О молитве

Горе мне, что я вторично боролся с Богом в той же самой перспективе. Но вся моя дальнейшая жизнь нуждалась в категорическом решении вопроса, ставшего затем кардинальным для всего христианства: как реагировать на гонения со стороны князя (князей) мира сего? Господь нам дал благодать мыслить, как Сам Он мыслит: ап. Петр вел себя в Гефсиманском саду “по–человечески” (ср.: Мф. 16: 22–23). Но Христос сказал ему: “Вложи меч в ножны; неужели Мне не пить чаши, которую ДАЛ МНЕ ОТЕЦ?” (Ио. 18: 10–11).

Таким был для меня путь непосредственного наставления Свыше чрез молитву. Так раскрывался для меня смысл послания к Ефесянам (см. 3 гл.) о глубине и широте и высоте замысла Божия о нас. Наша земная жизнь, в сущности, не более чем краткий момент, данный нам Благим Отцом, чтобы мы проникли в превосходящую разумение кенотическую любовь Христову. Вне сего пути никто не сможет “исполниться ВСЕЮ ПОЛНОТОЮ БОЖИЕЮ”. Здесь мы повешены на крестах, пусть еще невидимых; но только таким образом можем мы постигнуть величие человека и неисследимую бездну Божественного Бытия. Невозможно на нашем языке выразить ниспосылаемое нам Отцом богатство крестным путем.

Бог неделим в Себе. Когда Он приходит, то приходит весь, и как Он есть в Своем предвечном Бытии. Мы не вмещаем Его. Он открывает нам Себя чрез ту “точку”, в которую мы стучим: “стучите, и отворят вам” (Лк. 11: 9). Он говорит короткую фразу, но не хватит жизни, чтобы исчерпать ее содержание. Мы благоговейно ощущаем Его Отечество: мы видим, что Он жаждет сообщить нам Свою безначальную Жизнь: иметь нас до совершенства подобными Сыну Своему, Который есть “печать разнообразная Отца”. Непостижим замысел Его о нас. Из “ничто” Он творит равных Ему богов. И все наше существо в умилении поклоняется Ему; не в страхе пред суровым Владыкой, но в смиренной любви к Отцу.

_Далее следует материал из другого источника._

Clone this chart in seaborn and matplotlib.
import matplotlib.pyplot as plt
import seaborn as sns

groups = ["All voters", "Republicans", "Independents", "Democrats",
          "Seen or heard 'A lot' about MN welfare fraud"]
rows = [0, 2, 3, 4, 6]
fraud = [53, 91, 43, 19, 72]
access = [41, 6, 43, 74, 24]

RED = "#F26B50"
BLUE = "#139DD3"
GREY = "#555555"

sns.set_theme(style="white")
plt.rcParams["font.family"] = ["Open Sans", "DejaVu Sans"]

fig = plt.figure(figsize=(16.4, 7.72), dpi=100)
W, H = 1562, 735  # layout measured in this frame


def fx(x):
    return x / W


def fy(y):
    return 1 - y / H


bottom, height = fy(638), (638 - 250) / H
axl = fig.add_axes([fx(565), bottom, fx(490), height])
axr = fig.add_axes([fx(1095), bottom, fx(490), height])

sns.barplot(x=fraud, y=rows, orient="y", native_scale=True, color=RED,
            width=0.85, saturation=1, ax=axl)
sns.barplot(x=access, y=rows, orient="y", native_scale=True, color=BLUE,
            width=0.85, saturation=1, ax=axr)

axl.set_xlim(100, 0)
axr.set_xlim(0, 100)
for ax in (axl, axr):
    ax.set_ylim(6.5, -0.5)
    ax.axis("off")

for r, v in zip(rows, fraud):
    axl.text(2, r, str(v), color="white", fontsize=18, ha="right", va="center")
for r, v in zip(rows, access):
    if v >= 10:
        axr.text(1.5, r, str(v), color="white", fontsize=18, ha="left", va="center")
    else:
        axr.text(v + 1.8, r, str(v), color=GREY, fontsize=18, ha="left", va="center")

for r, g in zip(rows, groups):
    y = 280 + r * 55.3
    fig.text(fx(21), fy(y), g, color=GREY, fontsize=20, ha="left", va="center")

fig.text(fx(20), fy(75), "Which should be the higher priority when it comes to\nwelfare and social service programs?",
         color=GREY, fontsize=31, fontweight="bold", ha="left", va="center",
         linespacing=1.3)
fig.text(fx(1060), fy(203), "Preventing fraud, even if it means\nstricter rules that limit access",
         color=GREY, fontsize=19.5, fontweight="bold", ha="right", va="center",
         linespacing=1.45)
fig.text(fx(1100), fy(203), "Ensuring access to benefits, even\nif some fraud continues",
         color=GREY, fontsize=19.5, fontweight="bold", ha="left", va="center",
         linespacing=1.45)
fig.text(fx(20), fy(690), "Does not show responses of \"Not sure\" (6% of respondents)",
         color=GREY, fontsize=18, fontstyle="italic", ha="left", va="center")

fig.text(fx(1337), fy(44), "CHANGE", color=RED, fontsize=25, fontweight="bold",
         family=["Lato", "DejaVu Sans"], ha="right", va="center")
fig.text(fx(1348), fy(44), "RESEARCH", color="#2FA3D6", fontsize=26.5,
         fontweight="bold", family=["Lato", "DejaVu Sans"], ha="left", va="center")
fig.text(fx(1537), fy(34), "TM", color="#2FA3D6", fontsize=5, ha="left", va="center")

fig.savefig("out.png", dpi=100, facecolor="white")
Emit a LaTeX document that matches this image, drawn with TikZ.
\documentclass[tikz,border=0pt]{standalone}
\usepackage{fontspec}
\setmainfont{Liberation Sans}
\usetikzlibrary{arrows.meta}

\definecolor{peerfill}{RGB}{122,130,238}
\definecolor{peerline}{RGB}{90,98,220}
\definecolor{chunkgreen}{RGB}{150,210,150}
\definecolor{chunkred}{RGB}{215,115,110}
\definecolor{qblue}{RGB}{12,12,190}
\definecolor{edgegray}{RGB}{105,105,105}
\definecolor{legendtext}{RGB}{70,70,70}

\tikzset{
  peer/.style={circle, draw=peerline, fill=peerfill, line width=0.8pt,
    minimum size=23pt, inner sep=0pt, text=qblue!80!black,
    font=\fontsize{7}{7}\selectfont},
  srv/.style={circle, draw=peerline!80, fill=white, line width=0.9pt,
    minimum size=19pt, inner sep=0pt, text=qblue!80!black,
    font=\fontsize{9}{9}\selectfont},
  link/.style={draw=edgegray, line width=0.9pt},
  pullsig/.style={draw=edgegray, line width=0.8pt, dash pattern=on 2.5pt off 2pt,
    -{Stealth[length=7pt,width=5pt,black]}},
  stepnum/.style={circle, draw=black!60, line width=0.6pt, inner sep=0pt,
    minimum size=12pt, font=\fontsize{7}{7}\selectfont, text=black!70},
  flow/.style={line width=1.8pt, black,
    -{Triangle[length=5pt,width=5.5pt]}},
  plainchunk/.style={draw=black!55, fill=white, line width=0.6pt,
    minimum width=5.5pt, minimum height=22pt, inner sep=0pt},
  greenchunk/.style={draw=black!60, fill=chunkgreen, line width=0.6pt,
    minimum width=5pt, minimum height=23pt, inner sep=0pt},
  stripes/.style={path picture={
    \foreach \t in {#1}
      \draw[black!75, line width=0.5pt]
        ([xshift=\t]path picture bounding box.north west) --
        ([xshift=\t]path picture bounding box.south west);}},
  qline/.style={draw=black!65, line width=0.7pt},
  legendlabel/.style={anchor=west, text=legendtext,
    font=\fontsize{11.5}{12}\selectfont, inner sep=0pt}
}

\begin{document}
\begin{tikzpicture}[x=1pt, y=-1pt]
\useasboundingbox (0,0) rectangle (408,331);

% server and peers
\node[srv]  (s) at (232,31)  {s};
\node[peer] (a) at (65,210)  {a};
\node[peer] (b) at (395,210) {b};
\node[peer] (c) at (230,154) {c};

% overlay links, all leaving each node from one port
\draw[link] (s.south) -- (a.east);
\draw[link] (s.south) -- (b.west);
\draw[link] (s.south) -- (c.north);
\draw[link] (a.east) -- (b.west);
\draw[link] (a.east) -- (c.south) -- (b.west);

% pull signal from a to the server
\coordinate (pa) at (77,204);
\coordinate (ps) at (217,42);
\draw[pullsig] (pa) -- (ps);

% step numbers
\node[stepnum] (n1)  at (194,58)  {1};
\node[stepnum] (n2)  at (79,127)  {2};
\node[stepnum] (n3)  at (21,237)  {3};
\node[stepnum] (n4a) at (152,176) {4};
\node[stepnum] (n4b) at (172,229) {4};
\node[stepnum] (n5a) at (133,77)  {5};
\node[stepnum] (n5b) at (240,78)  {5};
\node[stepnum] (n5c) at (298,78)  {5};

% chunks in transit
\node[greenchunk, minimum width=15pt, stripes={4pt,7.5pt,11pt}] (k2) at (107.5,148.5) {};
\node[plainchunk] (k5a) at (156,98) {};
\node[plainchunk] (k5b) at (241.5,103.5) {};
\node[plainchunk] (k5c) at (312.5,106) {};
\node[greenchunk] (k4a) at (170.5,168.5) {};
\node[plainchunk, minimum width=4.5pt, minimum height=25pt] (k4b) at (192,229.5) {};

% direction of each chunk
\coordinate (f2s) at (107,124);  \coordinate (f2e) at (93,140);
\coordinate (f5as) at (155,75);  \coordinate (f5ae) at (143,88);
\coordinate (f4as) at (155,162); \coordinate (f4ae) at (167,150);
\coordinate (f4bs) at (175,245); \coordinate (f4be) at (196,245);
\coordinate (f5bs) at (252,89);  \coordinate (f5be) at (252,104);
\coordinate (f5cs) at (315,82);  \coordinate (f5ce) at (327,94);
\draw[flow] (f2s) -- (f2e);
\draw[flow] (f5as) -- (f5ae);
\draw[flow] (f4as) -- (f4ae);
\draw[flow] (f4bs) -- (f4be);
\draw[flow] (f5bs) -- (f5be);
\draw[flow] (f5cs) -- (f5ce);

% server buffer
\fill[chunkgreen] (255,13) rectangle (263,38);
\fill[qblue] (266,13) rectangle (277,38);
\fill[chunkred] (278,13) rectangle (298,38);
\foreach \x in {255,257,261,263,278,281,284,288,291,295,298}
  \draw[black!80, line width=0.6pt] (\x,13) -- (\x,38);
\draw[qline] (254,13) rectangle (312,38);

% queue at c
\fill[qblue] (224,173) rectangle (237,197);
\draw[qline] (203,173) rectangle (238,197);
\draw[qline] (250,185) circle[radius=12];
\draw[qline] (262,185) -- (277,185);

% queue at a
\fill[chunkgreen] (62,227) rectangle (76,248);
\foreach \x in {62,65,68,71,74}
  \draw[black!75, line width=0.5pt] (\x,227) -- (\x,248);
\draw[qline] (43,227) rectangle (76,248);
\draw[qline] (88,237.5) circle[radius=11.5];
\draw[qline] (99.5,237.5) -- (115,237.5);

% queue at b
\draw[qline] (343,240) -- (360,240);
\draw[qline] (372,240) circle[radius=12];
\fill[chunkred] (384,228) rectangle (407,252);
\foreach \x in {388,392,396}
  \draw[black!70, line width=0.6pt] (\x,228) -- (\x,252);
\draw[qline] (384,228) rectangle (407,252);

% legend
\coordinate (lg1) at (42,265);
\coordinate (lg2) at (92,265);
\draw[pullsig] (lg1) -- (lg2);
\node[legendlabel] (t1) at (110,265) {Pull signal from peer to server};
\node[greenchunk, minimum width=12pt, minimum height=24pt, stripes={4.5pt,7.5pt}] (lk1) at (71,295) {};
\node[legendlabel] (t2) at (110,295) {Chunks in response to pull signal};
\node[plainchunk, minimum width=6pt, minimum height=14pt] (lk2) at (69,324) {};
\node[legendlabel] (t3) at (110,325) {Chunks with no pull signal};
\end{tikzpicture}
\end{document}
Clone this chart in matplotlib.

Господь сохранил меня от всяких связей, рвать которые было бы трудно. Итак, когда я стал нуждаться в свободе от какой бы то ни было ответственности за другую жизнь, я располагал ею. Я благодарил Бога за сей обо мне промысл Его. Я был спокоен при мысли, что если я умру, то от этого никому не будет ущерба. Великим было мое счастье: я безбоязненно мог идти на всякий риск, даже до смерти. Мой ум всем вниманием погрузился внутрь, и там пребывал безысходно годами. Молитва менялась в своих формах и силе: не всегда влекла меня с одинаковой властью; по временам же я отдавался ей без насыщения. И если бы тогда (еще во Франции, до моего отъезда на Афон) я захотел ее остановить, то не смог бы. В те благословенные дни я бывал и самым несчастным на земле, и вместе блаженным до преизбытка.

Иногда незримый огонь касался верха моей головы и быстро пронизывал мое тело до ног, и пламенная молитва с великим плачем за мир овладевала мною.

Большей частью тогда я молился, стоя на коленях, прижавшись лбом к полу. Когда же изнемогало тело, я засыпал, но в моем ясном сознании я не прекращал молиться и ощущал себя спящим. Лишь проснувшись, я мог понять, что тело мое спало, потому что не всегда оно было в том положении, в котором я молился.

Два раза на улицах Парижа из‑за молитвы я терял восприятие материального мира вокруг меня. Я благополучно добирался до того места, куда направлялся. Жалею до некоторой степени, что не было со мною такого свидетеля, который описал бы мое поведение в подобные моменты.